• [The request] Extract all lines in the data that contain the word "this".

• [Dataset records]
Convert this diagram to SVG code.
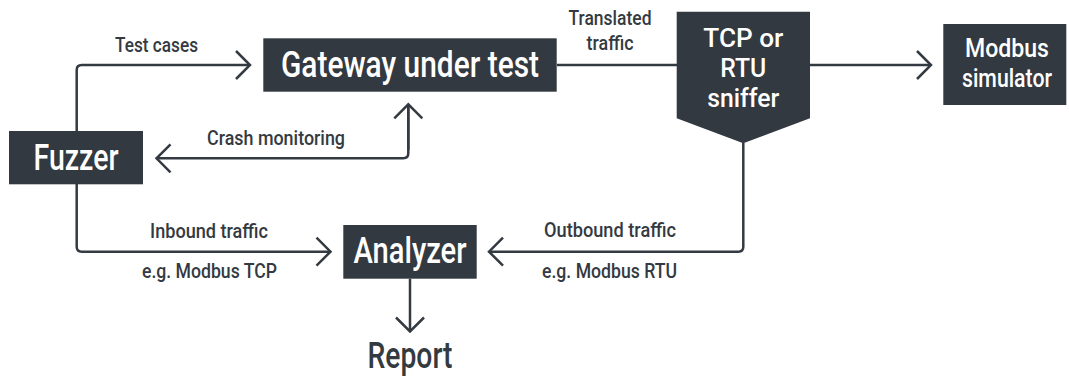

...

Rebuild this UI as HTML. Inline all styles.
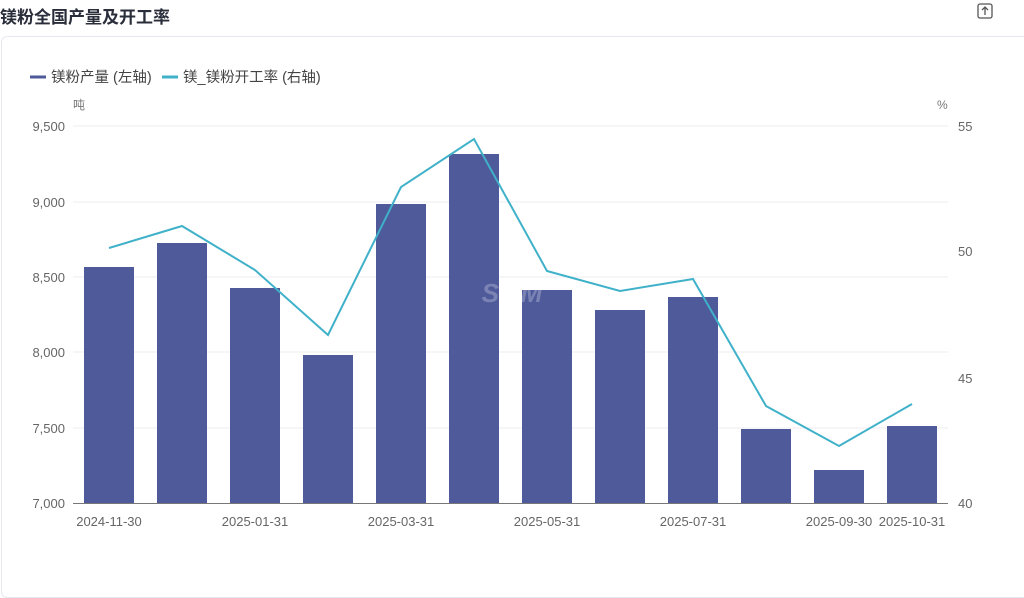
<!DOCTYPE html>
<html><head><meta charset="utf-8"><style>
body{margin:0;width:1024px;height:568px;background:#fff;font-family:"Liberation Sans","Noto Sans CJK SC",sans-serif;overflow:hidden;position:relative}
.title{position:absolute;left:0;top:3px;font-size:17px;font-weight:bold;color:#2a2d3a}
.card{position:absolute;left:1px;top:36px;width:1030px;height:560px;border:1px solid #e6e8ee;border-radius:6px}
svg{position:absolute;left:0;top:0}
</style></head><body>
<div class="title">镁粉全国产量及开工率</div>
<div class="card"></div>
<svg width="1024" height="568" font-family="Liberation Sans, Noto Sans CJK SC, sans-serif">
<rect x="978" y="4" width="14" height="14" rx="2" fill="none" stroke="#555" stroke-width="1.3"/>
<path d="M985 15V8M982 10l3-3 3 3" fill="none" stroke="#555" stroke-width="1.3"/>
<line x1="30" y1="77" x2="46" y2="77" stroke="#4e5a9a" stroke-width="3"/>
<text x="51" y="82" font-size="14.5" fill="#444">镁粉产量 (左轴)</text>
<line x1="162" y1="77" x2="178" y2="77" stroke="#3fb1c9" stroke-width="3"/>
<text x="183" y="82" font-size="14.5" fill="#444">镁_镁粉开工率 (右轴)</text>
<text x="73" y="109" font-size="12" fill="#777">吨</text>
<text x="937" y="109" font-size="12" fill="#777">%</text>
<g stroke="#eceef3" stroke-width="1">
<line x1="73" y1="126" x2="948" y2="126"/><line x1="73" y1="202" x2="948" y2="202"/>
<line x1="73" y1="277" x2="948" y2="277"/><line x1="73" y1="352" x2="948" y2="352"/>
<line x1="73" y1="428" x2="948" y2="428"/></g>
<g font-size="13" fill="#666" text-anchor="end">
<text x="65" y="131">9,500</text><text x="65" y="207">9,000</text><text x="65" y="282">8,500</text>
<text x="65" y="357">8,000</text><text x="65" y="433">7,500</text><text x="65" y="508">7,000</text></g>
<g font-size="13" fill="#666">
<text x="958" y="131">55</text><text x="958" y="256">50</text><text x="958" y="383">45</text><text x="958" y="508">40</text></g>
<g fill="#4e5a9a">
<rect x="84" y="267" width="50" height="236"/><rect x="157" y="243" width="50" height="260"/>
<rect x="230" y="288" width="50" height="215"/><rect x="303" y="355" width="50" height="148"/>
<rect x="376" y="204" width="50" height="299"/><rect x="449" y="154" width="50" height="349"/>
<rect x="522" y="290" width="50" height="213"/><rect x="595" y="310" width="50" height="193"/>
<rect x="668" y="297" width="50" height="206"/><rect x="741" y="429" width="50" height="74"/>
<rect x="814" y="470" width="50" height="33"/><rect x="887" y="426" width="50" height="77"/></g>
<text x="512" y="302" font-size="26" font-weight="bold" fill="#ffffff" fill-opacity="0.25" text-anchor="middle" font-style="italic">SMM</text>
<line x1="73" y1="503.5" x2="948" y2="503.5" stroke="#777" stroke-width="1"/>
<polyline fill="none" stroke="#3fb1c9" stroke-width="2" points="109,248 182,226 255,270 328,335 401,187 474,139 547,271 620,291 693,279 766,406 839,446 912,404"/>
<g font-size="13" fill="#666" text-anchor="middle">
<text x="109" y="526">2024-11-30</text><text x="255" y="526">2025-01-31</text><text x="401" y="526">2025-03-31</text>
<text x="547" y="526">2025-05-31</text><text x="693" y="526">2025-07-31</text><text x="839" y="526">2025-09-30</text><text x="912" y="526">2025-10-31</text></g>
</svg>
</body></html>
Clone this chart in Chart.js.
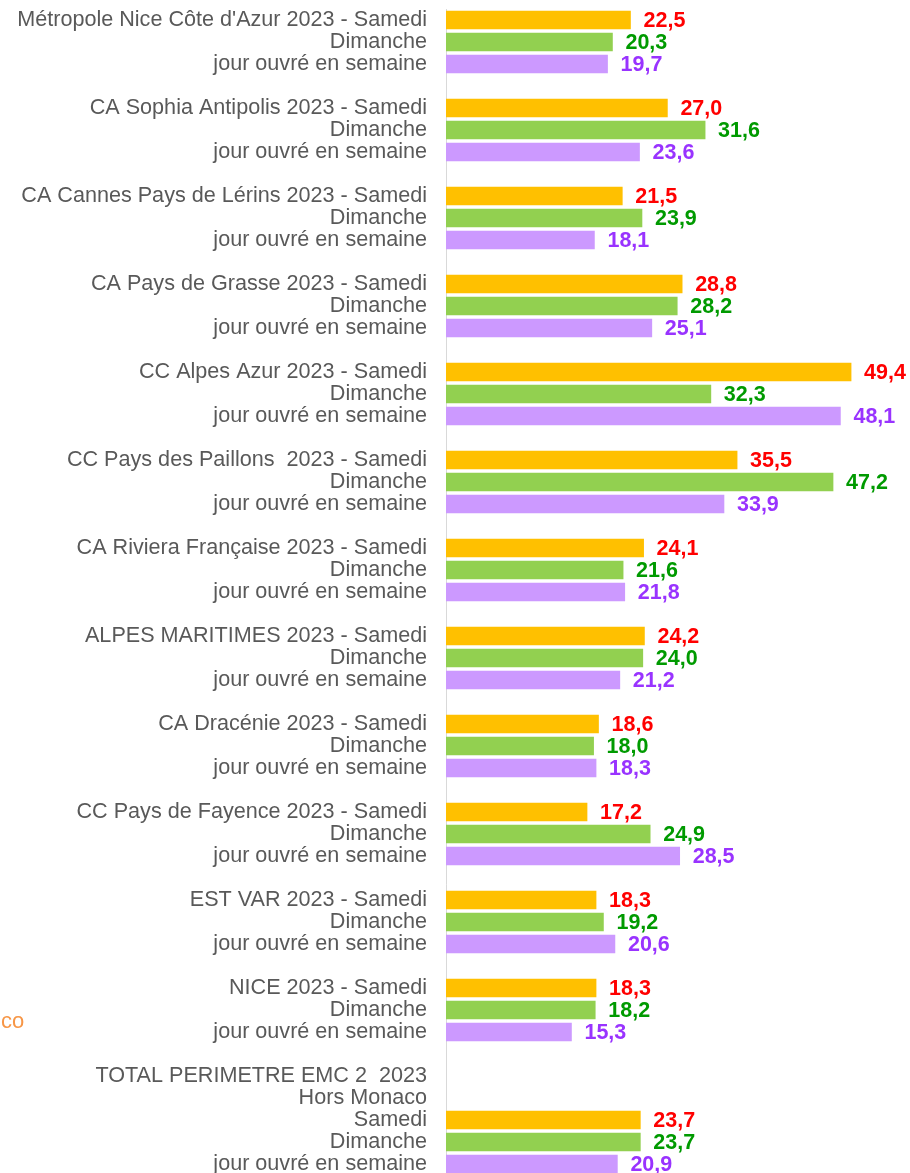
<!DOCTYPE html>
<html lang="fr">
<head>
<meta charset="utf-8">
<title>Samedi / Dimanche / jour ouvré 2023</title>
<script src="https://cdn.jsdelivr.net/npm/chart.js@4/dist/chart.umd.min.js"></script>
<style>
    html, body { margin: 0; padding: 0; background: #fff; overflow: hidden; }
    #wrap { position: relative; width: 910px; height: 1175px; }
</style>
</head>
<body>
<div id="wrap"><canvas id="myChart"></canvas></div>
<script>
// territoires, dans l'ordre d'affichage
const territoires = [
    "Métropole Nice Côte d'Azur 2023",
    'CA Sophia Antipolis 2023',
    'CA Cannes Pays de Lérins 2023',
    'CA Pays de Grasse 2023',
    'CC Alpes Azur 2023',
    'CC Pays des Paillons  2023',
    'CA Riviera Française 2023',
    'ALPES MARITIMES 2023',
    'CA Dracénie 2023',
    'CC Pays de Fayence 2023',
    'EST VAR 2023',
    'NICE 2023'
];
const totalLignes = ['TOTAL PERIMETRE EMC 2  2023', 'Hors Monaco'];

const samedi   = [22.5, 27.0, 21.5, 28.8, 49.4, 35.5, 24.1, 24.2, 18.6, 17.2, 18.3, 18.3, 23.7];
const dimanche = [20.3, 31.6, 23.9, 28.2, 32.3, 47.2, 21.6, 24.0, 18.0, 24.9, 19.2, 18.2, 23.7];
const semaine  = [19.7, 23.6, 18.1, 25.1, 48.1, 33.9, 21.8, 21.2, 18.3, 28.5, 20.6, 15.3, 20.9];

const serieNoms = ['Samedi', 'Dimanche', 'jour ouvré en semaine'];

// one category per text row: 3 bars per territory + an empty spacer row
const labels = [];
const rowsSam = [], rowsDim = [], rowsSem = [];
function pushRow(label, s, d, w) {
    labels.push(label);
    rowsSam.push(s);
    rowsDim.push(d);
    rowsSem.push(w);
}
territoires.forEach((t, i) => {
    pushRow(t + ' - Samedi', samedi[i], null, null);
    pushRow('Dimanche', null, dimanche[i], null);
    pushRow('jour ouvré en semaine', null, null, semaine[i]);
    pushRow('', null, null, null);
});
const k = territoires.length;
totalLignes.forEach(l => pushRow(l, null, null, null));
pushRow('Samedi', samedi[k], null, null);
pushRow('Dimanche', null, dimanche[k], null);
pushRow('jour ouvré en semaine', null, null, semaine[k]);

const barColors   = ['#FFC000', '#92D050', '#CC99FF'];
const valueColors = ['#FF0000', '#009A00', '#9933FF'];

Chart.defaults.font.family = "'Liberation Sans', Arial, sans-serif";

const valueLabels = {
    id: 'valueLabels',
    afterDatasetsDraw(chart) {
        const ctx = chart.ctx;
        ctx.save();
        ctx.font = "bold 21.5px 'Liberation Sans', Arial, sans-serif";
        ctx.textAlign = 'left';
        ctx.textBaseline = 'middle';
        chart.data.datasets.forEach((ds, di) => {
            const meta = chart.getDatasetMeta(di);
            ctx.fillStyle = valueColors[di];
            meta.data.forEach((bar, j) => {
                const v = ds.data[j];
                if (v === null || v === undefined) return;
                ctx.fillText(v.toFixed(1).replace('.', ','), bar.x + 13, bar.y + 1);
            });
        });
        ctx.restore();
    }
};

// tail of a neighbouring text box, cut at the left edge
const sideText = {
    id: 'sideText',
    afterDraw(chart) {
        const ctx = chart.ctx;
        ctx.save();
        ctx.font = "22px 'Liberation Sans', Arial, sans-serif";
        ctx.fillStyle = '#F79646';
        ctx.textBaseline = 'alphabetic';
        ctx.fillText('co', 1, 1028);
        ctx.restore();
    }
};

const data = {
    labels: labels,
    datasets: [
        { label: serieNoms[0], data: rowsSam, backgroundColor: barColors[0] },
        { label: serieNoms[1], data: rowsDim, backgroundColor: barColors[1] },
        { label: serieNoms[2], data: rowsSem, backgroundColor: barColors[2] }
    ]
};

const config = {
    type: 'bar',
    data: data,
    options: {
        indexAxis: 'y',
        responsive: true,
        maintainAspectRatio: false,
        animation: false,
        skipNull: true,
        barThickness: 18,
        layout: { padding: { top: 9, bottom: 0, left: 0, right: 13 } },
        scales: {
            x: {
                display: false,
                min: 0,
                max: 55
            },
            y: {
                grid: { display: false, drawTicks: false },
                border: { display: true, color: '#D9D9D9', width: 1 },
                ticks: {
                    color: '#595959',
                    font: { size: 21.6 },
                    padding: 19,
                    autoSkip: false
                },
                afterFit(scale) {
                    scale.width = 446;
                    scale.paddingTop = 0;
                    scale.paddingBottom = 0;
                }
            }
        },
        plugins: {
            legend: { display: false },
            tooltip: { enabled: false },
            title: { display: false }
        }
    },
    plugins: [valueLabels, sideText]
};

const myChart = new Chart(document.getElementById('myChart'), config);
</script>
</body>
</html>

• [Reply to the exercise]
Convert this diagram to SVG code.
Rebuild this UI as HTML. Inline all styles.
Clone this chart in Chart.js.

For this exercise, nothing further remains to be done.